**What the task requires:** Repeat the data that follows, word for word, without the images.

** Start **

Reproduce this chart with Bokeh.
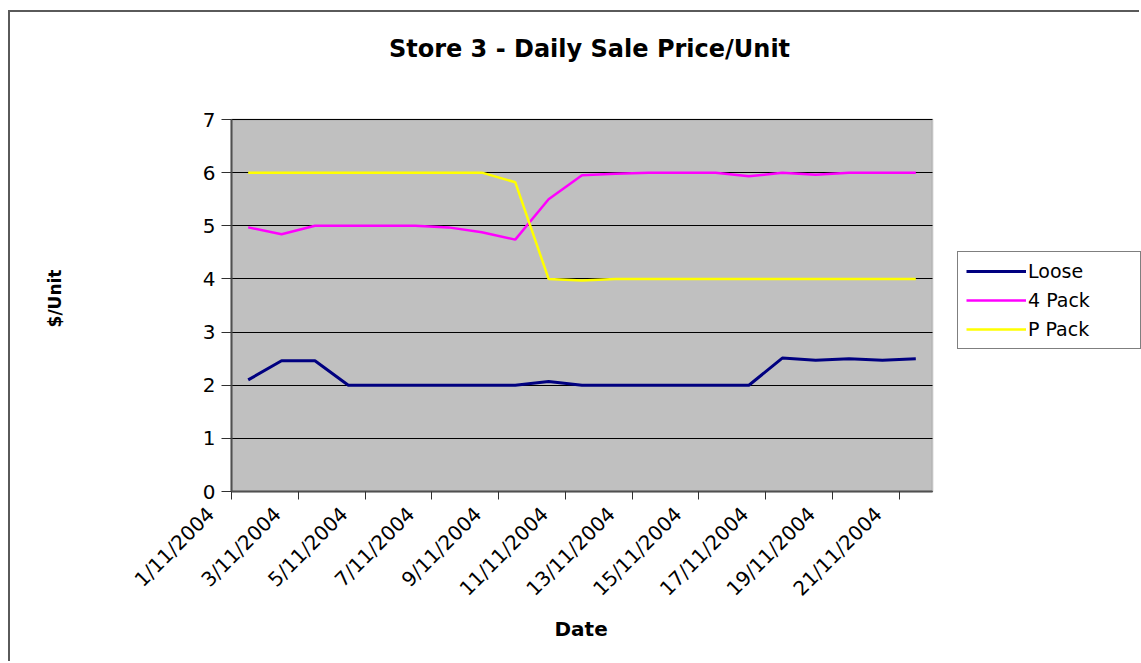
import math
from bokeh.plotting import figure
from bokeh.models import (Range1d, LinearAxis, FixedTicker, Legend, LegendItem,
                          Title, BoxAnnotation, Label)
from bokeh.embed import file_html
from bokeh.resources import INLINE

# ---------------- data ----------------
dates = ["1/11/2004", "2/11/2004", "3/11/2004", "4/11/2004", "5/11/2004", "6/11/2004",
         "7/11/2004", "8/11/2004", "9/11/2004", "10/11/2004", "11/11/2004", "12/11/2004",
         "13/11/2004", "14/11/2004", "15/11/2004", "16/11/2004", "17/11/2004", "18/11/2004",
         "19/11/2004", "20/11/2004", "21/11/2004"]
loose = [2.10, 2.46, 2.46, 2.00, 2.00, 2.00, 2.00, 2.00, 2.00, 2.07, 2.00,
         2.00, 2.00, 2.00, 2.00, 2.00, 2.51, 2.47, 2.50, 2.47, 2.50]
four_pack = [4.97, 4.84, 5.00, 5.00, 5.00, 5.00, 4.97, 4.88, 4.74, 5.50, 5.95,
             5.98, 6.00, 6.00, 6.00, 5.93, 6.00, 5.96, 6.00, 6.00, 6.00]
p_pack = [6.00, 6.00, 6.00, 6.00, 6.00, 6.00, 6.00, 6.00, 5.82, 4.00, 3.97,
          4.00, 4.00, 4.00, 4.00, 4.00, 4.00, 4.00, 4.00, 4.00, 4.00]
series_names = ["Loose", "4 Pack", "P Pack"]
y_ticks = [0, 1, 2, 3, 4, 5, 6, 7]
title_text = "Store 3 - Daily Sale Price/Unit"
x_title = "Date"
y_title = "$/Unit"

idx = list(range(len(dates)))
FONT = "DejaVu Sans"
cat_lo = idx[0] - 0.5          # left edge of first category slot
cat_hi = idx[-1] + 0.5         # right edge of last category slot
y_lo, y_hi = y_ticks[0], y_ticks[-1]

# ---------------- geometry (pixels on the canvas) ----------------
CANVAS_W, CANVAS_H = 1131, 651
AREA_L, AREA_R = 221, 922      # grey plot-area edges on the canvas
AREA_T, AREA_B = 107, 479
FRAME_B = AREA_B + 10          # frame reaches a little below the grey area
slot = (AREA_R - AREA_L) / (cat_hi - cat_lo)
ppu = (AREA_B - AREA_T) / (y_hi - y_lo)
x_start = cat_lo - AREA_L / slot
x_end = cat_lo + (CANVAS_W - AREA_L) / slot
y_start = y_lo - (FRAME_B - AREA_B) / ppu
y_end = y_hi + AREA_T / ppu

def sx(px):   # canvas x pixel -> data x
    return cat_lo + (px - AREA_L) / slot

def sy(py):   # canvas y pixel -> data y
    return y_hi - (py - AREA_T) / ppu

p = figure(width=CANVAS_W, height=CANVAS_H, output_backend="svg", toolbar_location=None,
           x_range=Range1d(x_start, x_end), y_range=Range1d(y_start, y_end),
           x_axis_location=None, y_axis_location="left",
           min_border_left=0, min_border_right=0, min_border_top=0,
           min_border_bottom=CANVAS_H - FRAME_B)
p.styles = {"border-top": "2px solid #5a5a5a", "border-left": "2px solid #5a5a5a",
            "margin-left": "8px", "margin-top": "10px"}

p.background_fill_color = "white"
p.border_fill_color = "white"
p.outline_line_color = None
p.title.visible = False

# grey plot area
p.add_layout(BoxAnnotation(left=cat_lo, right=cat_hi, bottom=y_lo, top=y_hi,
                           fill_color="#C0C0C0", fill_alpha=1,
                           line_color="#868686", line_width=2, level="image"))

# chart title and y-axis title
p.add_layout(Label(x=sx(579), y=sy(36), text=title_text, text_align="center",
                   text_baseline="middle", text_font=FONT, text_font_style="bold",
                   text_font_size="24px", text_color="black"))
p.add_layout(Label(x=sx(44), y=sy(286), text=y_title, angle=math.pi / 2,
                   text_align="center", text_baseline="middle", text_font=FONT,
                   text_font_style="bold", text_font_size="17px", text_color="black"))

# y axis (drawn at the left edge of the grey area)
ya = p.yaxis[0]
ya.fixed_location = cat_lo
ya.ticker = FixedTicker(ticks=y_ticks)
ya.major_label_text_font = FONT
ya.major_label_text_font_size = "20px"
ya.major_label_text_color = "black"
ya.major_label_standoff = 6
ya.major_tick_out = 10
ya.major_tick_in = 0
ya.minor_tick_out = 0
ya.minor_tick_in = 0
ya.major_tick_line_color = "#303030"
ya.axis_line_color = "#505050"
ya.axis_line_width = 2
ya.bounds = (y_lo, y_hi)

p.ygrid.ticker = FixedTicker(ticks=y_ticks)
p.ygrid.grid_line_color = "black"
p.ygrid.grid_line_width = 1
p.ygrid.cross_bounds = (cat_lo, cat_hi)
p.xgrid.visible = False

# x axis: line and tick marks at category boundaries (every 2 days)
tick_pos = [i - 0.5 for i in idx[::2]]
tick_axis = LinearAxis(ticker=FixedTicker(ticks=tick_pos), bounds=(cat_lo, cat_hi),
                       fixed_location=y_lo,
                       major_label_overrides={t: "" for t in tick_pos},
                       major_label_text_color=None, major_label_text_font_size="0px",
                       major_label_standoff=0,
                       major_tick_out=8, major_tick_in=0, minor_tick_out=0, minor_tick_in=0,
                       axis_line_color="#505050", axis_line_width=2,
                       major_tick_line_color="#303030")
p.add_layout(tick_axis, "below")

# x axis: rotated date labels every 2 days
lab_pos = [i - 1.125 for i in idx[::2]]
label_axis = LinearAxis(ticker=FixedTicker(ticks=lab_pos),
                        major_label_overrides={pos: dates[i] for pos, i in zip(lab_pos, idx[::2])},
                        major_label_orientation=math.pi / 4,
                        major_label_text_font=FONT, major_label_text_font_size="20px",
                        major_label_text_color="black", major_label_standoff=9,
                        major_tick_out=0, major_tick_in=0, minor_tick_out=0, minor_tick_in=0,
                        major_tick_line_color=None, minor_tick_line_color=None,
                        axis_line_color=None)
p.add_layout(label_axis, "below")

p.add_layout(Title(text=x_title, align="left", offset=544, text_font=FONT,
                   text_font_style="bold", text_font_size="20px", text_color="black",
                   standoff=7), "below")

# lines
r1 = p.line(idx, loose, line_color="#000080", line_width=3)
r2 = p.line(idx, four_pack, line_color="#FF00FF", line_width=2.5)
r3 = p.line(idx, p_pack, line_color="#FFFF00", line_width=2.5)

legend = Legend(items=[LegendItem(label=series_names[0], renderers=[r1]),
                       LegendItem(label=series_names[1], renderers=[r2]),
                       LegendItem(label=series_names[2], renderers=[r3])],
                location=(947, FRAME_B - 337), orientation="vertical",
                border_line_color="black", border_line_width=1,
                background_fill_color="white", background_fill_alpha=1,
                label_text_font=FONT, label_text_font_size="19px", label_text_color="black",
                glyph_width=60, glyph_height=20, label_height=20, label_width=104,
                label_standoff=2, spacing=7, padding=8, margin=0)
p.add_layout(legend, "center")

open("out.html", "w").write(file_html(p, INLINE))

** End **

**Reply to the exercise:**
Reproduce this chart with Bokeh.
import math
from bokeh.plotting import figure
from bokeh.models import (Range1d, LinearAxis, FixedTicker, Legend, LegendItem,
                          Title, BoxAnnotation, Label)
from bokeh.embed import file_html
from bokeh.resources import INLINE

# ---------------- data ----------------
dates = ["1/11/2004", "2/11/2004", "3/11/2004", "4/11/2004", "5/11/2004", "6/11/2004",
         "7/11/2004", "8/11/2004", "9/11/2004", "10/11/2004", "11/11/2004", "12/11/2004",
         "13/11/2004", "14/11/2004", "15/11/2004", "16/11/2004", "17/11/2004", "18/11/2004",
         "19/11/2004", "20/11/2004", "21/11/2004"]
loose = [2.10, 2.46, 2.46, 2.00, 2.00, 2.00, 2.00, 2.00, 2.00, 2.07, 2.00,
         2.00, 2.00, 2.00, 2.00, 2.00, 2.51, 2.47, 2.50, 2.47, 2.50]
four_pack = [4.97, 4.84, 5.00, 5.00, 5.00, 5.00, 4.97, 4.88, 4.74, 5.50, 5.95,
             5.98, 6.00, 6.00, 6.00, 5.93, 6.00, 5.96, 6.00, 6.00, 6.00]
p_pack = [6.00, 6.00, 6.00, 6.00, 6.00, 6.00, 6.00, 6.00, 5.82, 4.00, 3.97,
          4.00, 4.00, 4.00, 4.00, 4.00, 4.00, 4.00, 4.00, 4.00, 4.00]
series_names = ["Loose", "4 Pack", "P Pack"]
y_ticks = [0, 1, 2, 3, 4, 5, 6, 7]
title_text = "Store 3 - Daily Sale Price/Unit"
x_title = "Date"
y_title = "$/Unit"

idx = list(range(len(dates)))
FONT = "DejaVu Sans"
cat_lo = idx[0] - 0.5          # left edge of first category slot
cat_hi = idx[-1] + 0.5         # right edge of last category slot
y_lo, y_hi = y_ticks[0], y_ticks[-1]

# ---------------- geometry (pixels on the canvas) ----------------
CANVAS_W, CANVAS_H = 1131, 651
AREA_L, AREA_R = 221, 922      # grey plot-area edges on the canvas
AREA_T, AREA_B = 107, 479
FRAME_B = AREA_B + 10          # frame reaches a little below the grey area
slot = (AREA_R - AREA_L) / (cat_hi - cat_lo)
ppu = (AREA_B - AREA_T) / (y_hi - y_lo)
x_start = cat_lo - AREA_L / slot
x_end = cat_lo + (CANVAS_W - AREA_L) / slot
y_start = y_lo - (FRAME_B - AREA_B) / ppu
y_end = y_hi + AREA_T / ppu

def sx(px):   # canvas x pixel -> data x
    return cat_lo + (px - AREA_L) / slot

def sy(py):   # canvas y pixel -> data y
    return y_hi - (py - AREA_T) / ppu

p = figure(width=CANVAS_W, height=CANVAS_H, output_backend="svg", toolbar_location=None,
           x_range=Range1d(x_start, x_end), y_range=Range1d(y_start, y_end),
           x_axis_location=None, y_axis_location="left",
           min_border_left=0, min_border_right=0, min_border_top=0,
           min_border_bottom=CANVAS_H - FRAME_B)
p.styles = {"border-top": "2px solid #5a5a5a", "border-left": "2px solid #5a5a5a",
            "margin-left": "8px", "margin-top": "10px"}

p.background_fill_color = "white"
p.border_fill_color = "white"
p.outline_line_color = None
p.title.visible = False

# grey plot area
p.add_layout(BoxAnnotation(left=cat_lo, right=cat_hi, bottom=y_lo, top=y_hi,
                           fill_color="#C0C0C0", fill_alpha=1,
                           line_color="#868686", line_width=2, level="image"))

# chart title and y-axis title
p.add_layout(Label(x=sx(579), y=sy(36), text=title_text, text_align="center",
                   text_baseline="middle", text_font=FONT, text_font_style="bold",
                   text_font_size="24px", text_color="black"))
p.add_layout(Label(x=sx(44), y=sy(286), text=y_title, angle=math.pi / 2,
                   text_align="center", text_baseline="middle", text_font=FONT,
                   text_font_style="bold", text_font_size="17px", text_color="black"))

# y axis (drawn at the left edge of the grey area)
ya = p.yaxis[0]
ya.fixed_location = cat_lo
ya.ticker = FixedTicker(ticks=y_ticks)
ya.major_label_text_font = FONT
ya.major_label_text_font_size = "20px"
ya.major_label_text_color = "black"
ya.major_label_standoff = 6
ya.major_tick_out = 10
ya.major_tick_in = 0
ya.minor_tick_out = 0
ya.minor_tick_in = 0
ya.major_tick_line_color = "#303030"
ya.axis_line_color = "#505050"
ya.axis_line_width = 2
ya.bounds = (y_lo, y_hi)

p.ygrid.ticker = FixedTicker(ticks=y_ticks)
p.ygrid.grid_line_color = "black"
p.ygrid.grid_line_width = 1
p.ygrid.cross_bounds = (cat_lo, cat_hi)
p.xgrid.visible = False

# x axis: line and tick marks at category boundaries (every 2 days)
tick_pos = [i - 0.5 for i in idx[::2]]
tick_axis = LinearAxis(ticker=FixedTicker(ticks=tick_pos), bounds=(cat_lo, cat_hi),
                       fixed_location=y_lo,
                       major_label_overrides={t: "" for t in tick_pos},
                       major_label_text_color=None, major_label_text_font_size="0px",
                       major_label_standoff=0,
                       major_tick_out=8, major_tick_in=0, minor_tick_out=0, minor_tick_in=0,
                       axis_line_color="#505050", axis_line_width=2,
                       major_tick_line_color="#303030")
p.add_layout(tick_axis, "below")

# x axis: rotated date labels every 2 days
lab_pos = [i - 1.125 for i in idx[::2]]
label_axis = LinearAxis(ticker=FixedTicker(ticks=lab_pos),
                        major_label_overrides={pos: dates[i] for pos, i in zip(lab_pos, idx[::2])},
                        major_label_orientation=math.pi / 4,
                        major_label_text_font=FONT, major_label_text_font_size="20px",
                        major_label_text_color="black", major_label_standoff=9,
                        major_tick_out=0, major_tick_in=0, minor_tick_out=0, minor_tick_in=0,
                        major_tick_line_color=None, minor_tick_line_color=None,
                        axis_line_color=None)
p.add_layout(label_axis, "below")

p.add_layout(Title(text=x_title, align="left", offset=544, text_font=FONT,
                   text_font_style="bold", text_font_size="20px", text_color="black",
                   standoff=7), "below")

# lines
r1 = p.line(idx, loose, line_color="#000080", line_width=3)
r2 = p.line(idx, four_pack, line_color="#FF00FF", line_width=2.5)
r3 = p.line(idx, p_pack, line_color="#FFFF00", line_width=2.5)

legend = Legend(items=[LegendItem(label=series_names[0], renderers=[r1]),
                       LegendItem(label=series_names[1], renderers=[r2]),
                       LegendItem(label=series_names[2], renderers=[r3])],
                location=(947, FRAME_B - 337), orientation="vertical",
                border_line_color="black", border_line_width=1,
                background_fill_color="white", background_fill_alpha=1,
                label_text_font=FONT, label_text_font_size="19px", label_text_color="black",
                glyph_width=60, glyph_height=20, label_height=20, label_width=104,
                label_standoff=2, spacing=7, padding=8, margin=0)
p.add_layout(legend, "center")

open("out.html", "w").write(file_html(p, INLINE))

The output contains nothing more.